My undergrad degree (not at UW) was funded by the US Army via an ROTC scholarship (1970s). Grad school was a different story. My wife and I took out an equity loan on our house for a bit over the estimated total of tuition and books, then put the bulk of it into certificates of deposit. As they matured, this coincided with fees coming due, so we deducted the interest on our income taxes, earned some interest, plus took the tax credit for tuition. This strategy cut the true cost of grad school by over 20%. It was well worth it.

I participated in the engineering co-op program and also worked as a student research assistant when I was a senior. Both were directly related to my major and provided valuable experience that helped me shape my career. I also had some odd jobs at times.

I worked at the UW library, food server at women’s dorm and soda jerk at Hub for meals, yard work, GS-3 summer intern for the Bureau of Reclamation, and last two summers in Alaska for a materials testing laboratory. The work and school experience helped me appreciate balancing the real world, benefits of physical labor, living within my means, and the mental labor of college.
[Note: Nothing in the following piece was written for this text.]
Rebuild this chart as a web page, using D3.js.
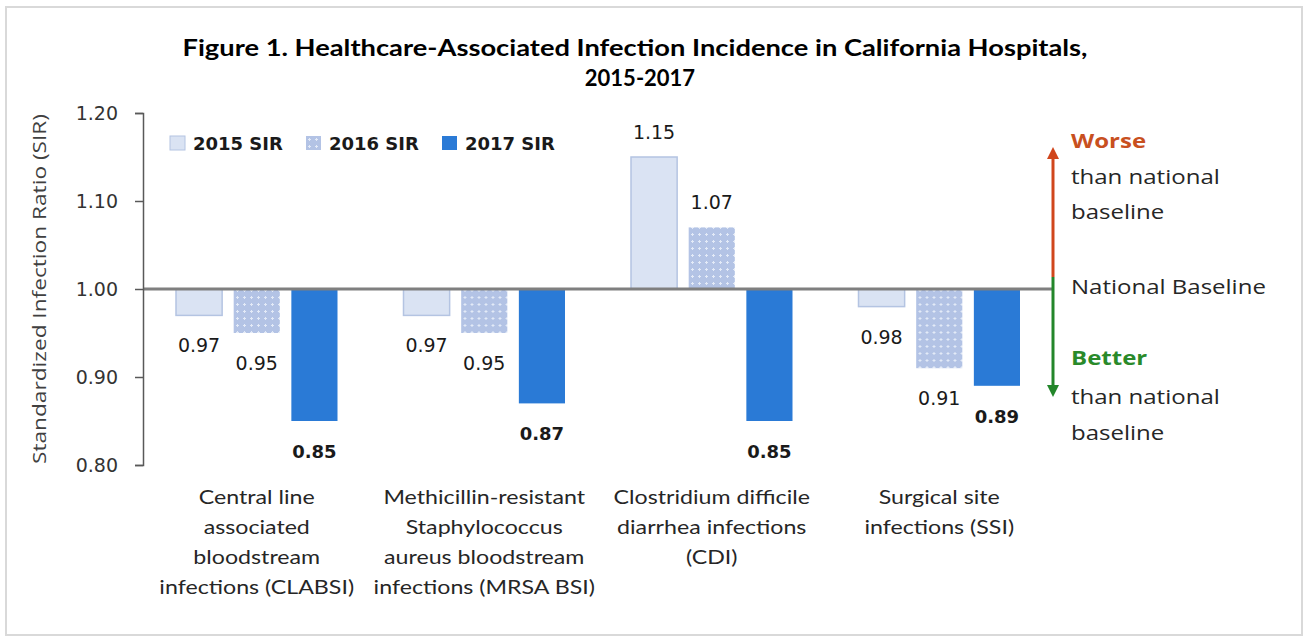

Would still prefer doing this vice burdensome large loans to pay off upon graduation.

I worked in the summers and was able to earn enough to pay for my books and tuition. I commuted my freshman year and lived at home. My parents paid for three years of room at board and my personal expenses. I got a great deal of satisfaction being able to contribute tuition and books. It was a good investment in my own future.
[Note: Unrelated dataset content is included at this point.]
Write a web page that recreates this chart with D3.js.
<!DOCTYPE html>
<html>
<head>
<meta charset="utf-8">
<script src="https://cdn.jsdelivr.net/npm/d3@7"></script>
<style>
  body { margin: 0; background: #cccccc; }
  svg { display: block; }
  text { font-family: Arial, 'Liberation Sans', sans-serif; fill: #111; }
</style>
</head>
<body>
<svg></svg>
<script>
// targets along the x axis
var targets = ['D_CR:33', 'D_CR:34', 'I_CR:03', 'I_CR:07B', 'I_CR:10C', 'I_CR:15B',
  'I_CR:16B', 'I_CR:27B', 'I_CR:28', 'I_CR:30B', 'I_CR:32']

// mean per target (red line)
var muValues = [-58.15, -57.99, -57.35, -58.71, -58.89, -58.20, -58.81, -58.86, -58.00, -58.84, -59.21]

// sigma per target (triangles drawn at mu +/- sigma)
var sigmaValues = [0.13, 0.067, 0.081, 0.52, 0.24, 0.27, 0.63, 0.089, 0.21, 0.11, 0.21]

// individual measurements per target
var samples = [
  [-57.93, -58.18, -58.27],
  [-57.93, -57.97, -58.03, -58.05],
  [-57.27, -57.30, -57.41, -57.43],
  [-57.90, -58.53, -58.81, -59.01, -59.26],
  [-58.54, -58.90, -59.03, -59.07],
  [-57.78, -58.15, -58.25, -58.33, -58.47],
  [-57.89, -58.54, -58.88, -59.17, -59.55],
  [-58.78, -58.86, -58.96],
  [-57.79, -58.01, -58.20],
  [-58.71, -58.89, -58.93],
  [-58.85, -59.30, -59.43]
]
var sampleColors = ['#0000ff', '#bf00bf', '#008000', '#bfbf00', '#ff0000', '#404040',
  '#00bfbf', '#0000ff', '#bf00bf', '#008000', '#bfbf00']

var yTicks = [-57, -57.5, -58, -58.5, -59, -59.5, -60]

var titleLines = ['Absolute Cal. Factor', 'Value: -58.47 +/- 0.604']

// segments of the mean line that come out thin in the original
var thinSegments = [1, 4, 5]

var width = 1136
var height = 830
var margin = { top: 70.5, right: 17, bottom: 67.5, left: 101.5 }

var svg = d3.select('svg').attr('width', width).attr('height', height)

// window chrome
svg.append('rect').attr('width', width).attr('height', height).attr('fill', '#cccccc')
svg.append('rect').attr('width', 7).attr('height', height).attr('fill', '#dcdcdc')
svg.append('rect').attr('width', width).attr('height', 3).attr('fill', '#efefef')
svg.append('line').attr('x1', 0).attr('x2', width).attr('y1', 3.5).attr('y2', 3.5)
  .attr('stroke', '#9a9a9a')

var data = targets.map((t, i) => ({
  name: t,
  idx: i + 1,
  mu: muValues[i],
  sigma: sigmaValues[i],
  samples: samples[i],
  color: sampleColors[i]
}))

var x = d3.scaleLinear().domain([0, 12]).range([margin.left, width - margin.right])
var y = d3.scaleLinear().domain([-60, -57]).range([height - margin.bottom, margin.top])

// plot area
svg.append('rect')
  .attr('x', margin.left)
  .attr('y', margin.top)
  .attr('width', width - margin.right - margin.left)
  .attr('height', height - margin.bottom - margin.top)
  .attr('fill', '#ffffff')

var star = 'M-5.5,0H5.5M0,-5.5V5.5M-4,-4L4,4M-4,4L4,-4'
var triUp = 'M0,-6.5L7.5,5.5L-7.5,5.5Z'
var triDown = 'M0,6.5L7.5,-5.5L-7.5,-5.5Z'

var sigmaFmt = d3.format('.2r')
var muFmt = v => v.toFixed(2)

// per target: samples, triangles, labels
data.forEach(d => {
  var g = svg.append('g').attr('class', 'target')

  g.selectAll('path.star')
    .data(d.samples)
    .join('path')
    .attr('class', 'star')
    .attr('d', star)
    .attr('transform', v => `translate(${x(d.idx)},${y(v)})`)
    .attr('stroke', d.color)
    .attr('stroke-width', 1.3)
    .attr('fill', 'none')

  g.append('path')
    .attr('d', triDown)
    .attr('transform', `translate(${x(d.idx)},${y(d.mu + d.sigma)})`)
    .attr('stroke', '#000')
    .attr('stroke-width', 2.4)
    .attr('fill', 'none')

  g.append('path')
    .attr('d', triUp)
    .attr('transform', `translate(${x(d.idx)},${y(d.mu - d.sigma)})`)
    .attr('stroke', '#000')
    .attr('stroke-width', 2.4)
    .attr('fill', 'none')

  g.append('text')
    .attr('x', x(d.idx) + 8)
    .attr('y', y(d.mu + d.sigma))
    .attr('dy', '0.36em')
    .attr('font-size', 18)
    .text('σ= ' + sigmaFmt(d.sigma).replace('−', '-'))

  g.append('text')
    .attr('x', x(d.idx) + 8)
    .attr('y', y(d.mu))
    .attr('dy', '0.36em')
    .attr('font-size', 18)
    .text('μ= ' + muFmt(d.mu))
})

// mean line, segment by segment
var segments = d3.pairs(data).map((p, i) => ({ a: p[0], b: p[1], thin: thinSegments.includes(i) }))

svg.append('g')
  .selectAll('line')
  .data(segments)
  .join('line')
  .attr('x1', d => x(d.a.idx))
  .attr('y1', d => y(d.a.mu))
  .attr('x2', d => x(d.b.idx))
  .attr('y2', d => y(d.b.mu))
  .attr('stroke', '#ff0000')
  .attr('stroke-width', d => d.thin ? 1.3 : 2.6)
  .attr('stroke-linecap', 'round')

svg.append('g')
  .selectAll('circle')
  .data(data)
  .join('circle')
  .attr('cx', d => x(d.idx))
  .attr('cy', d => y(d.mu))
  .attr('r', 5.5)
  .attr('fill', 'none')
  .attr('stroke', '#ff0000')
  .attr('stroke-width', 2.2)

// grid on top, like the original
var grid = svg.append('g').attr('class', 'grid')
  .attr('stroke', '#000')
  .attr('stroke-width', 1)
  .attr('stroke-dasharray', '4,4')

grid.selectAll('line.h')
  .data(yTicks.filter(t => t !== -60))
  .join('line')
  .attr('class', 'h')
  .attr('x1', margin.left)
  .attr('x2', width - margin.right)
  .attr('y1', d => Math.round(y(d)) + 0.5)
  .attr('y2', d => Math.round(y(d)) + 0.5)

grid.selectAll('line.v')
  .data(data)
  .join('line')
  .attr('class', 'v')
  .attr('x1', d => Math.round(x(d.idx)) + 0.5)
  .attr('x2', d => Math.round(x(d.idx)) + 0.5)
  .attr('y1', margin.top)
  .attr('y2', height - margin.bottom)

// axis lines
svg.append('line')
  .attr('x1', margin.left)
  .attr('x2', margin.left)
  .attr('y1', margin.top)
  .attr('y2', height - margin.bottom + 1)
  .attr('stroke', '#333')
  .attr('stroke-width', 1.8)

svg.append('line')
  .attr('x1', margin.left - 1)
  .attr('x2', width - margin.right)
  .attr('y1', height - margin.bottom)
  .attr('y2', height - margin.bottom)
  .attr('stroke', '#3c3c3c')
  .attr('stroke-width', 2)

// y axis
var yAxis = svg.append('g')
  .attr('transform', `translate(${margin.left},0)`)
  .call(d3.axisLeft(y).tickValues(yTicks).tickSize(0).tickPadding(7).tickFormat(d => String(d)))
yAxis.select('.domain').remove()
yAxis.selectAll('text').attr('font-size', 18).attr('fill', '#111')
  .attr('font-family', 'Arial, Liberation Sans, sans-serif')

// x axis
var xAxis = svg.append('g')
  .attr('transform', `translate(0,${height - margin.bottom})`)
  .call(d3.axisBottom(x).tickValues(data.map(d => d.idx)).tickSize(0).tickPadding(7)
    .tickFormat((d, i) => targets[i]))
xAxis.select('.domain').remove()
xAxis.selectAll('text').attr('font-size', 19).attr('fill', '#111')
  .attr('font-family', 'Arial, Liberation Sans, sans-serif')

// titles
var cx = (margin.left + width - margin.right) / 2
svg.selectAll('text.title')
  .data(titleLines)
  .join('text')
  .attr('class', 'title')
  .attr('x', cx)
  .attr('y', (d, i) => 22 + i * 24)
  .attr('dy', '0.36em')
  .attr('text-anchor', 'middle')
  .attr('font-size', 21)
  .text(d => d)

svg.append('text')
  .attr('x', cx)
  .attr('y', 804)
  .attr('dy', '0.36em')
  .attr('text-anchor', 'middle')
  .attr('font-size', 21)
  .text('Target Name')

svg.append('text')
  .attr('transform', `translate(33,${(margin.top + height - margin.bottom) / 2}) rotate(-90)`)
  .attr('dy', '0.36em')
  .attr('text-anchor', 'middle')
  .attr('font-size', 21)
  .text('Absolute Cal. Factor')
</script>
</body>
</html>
I worked a few evenings and on Saturdays. While I was never a big sports fan, and really don’t know if I would have attended if I could have, I never saw a Husky football game during undergraduate or graduate school at the UW. I didn’t dawdle through school, the cost was a motivating factor to get my degree and get out. I might have chosen a different career path if I had had more time to consider options during my undergraduate degree.

Even though I lived on my own for three years and was not financially supported in any way by my parents I did not quality for financial aid, despite the fact my parents household income was on $23K for those previous years yet because they saved when my dad was working, it was based also off their assets. Therefore I had to work two jobs to pay for school which prevented me from going full-time and taking much longer to get my BA.
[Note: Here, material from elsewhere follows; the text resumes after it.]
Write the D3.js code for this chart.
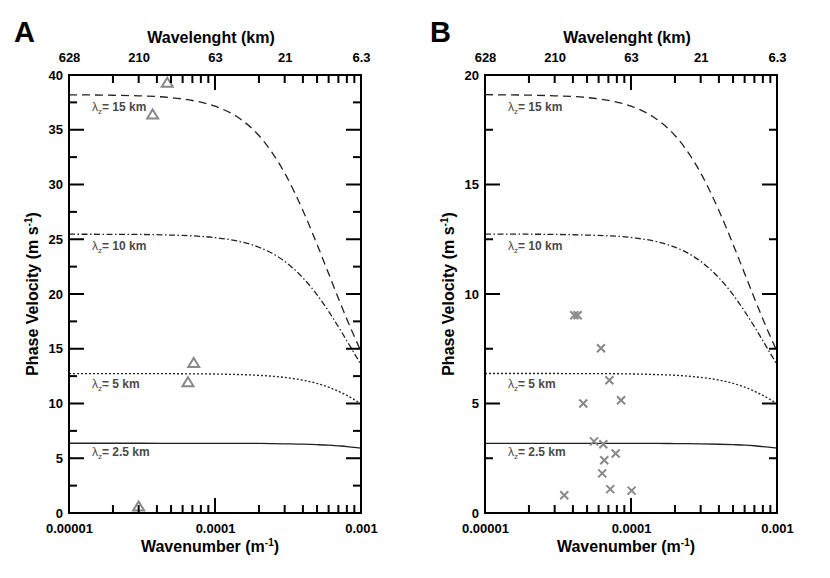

The main reason I went to the UW, rather than some of the private schools I had been accepted to, was value for money. As an undergraduate, I didn’t qualify for much financial aid, and the UW allowed me to get a quality education for a fraction of the cost. I pursued my postgraduate degree at a different institution and had to take out financial aid to cover the cost. I wouldn’t have been able to do this if I was tied down to student loans from an expensive undergrad degree. I worked in financial aid at the UW for a bit after graduating, and I based on my other experiences, the UW financial aid services are top-notch and are truly designed to help students.

Because it was financially impossible, I never really aspired to even attend college. I was less motivated in high school. I arrived poorly prepared and broke. I was always tired, broke and hungry. I worked at terrible jobs that were exhausting.  The good news is I found a group of people and a fraternity that helped me. I put financial survival on the back burner. They fed me. They are still my friends today. I only wish I could have enjoyed the learning, and the companionship for more than just the last year.  Twenty-five years later, I’m still very grateful for the financial assistance received (grants, scholarships, loans). Without this help I wouldn’t have fulfilled my dream to become a physician.